Et c’est bien cette observation qui manque à ceux qui façonnent le numérique depuis nos usages du papier. On connait les chiffres de ventes des industries culturelles (l’économie du livre). On connait un peu les pratiques culturelles. On a des notions de sociologie de la lecture… Mais il manque vraiment une anthropologie (et son corolaire, l’ethnographie, l’étude de terrain) de la lecture, qui nous apprenne comment on lit (et comment on lit différemment selon les titres qu’on lit), comment on juge ce qu’on lit, comment on transmet et on échange nos lectures, comment on les mémorise, etc.

Les limites du livre homothétique

Un exemple assez flagrant me vient à l’esprit pour illustrer cela. On a longtemps pensé que la numérisation des contenus profiterait d’abord aux essais : finalement, pouvoir chercher dans un livre est une commodité qui devrait intéresser d’abord les chercheurs et les scientifiques. C’est un moyen pour aller plus vite au coeur d’un livre, pour retrouver des passages, une citation, des sujets… Or, la plupart des études montrent le contraire. Les gens qui basculent du papier à l’électronique ne sont pas des lecteurs d’essais. Les titres les plus vendus au format électronique sont d’abord des romances et des polars.
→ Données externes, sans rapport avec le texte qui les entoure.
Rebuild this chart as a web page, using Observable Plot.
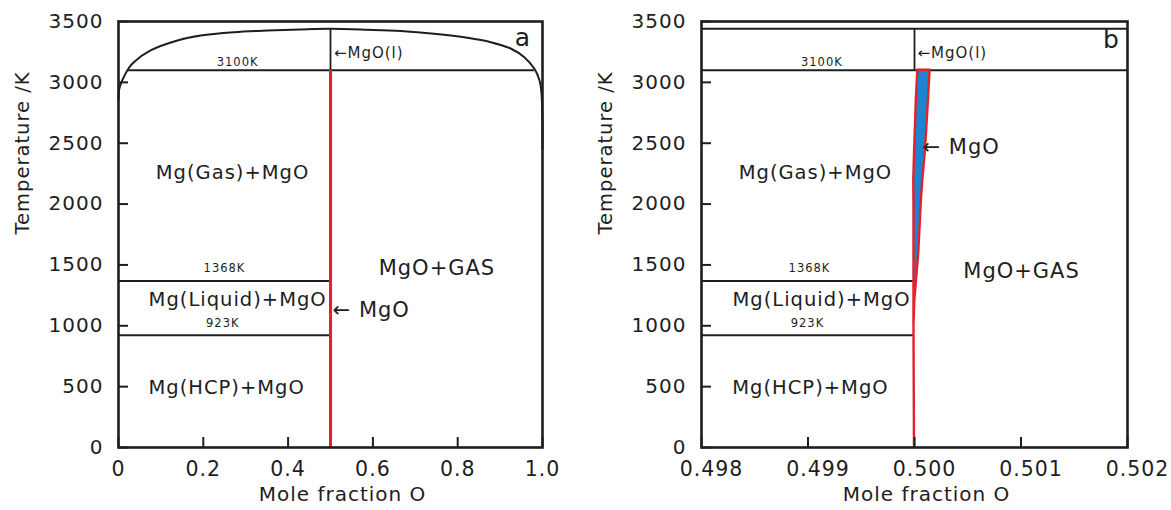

Aux Etats-Unis, les lectrices d’Harlequin se sont massivement tournées vers le numérique. Ce qui pourrait paraître étrange de prime abord. Ce sont de gros lecteurs qui utilisent l’électronique pour démultiplier leurs lectures linéaires. Et en effet, les écrans facilitent la lecture linéaire. Les liseuses sont des machines à lire, mais à lire du début à la fin. Naviguer dans le contenu, s’y repérer est encore bien souvent difficile. Le sommaire ne suffit pas. Il faudrait par exemple pouvoir passer facilement, d’un clic, d’un sous-titre à un autre, disposer de vrais index, de sommaires très détaillés… Ce qui est loin d’être le cas, d’autant plus avec des livres électroniques homothétiques, faits rapidement, souvent à la chaîne, sans s’intéresser au contenu qu’on numérise. Les possibilités de feuilletage, qui sont la matière de la lecture savante, permettant d’aller d’un passage à un autre, de prendre connaissance du livre sans le lire sont encore complètement absentes des ebooks. Une étude récente s’intéressant à trouver les raisons du faible usage de manuels scolaires électroniques dans des universités américaines montre exactement la même chose : “Le texte au format numérique perturbe la cartographie cognitive par laquelle les lecteurs utilisent des indices physiques tels que l’emplacement sur ​​la page ou la position dans le livre pour revenir en arrière et trouver un passage ou même pour les aider à retenir l’information qu’ils viennent de lire”.
Il y a là un vrai défi à relever qui montre surtout notre méconnaissance des pratiques, des modes de lectures, des façons dont on lit, dont on utilise la lecture pour en faire connaissance. L’étude de Robin de Mourat montre bien cela justement : il n’y a pas qu’un mode de lecture d’étude et celle-ci est assez peu linéaire finalement.
La liseuse favorise une lecture boulimique et linéaire. C’est certes essentiel. Mais cela ne va pas suffire. Pas suffire pour convaincre ceux qui ne sont pas boulimiques de lecture. Pas suffire pour répondre à tous les modes de lecture.
Pour naviguer dans les livres, les livres électroniques doivent se doter de nouvelles fonctions : de sommaires détaillés, de multiples index, des possibilités avancées de marquage du texte (avec des tags ou des balises dotées de fonctions et permettant de les activer ou récupérer facilement), des possibilités de dérouler le texte (passage de sous-titre en sous-titre d’un simple clic…)… Et pour le comprendre, il nous faut mieux regarder comment on lit, comment on utilise ces appareils, comment on ne les utilise pas… S’intéresser à nos lectures et aux façons dont on lit à l’heure de l’électronique.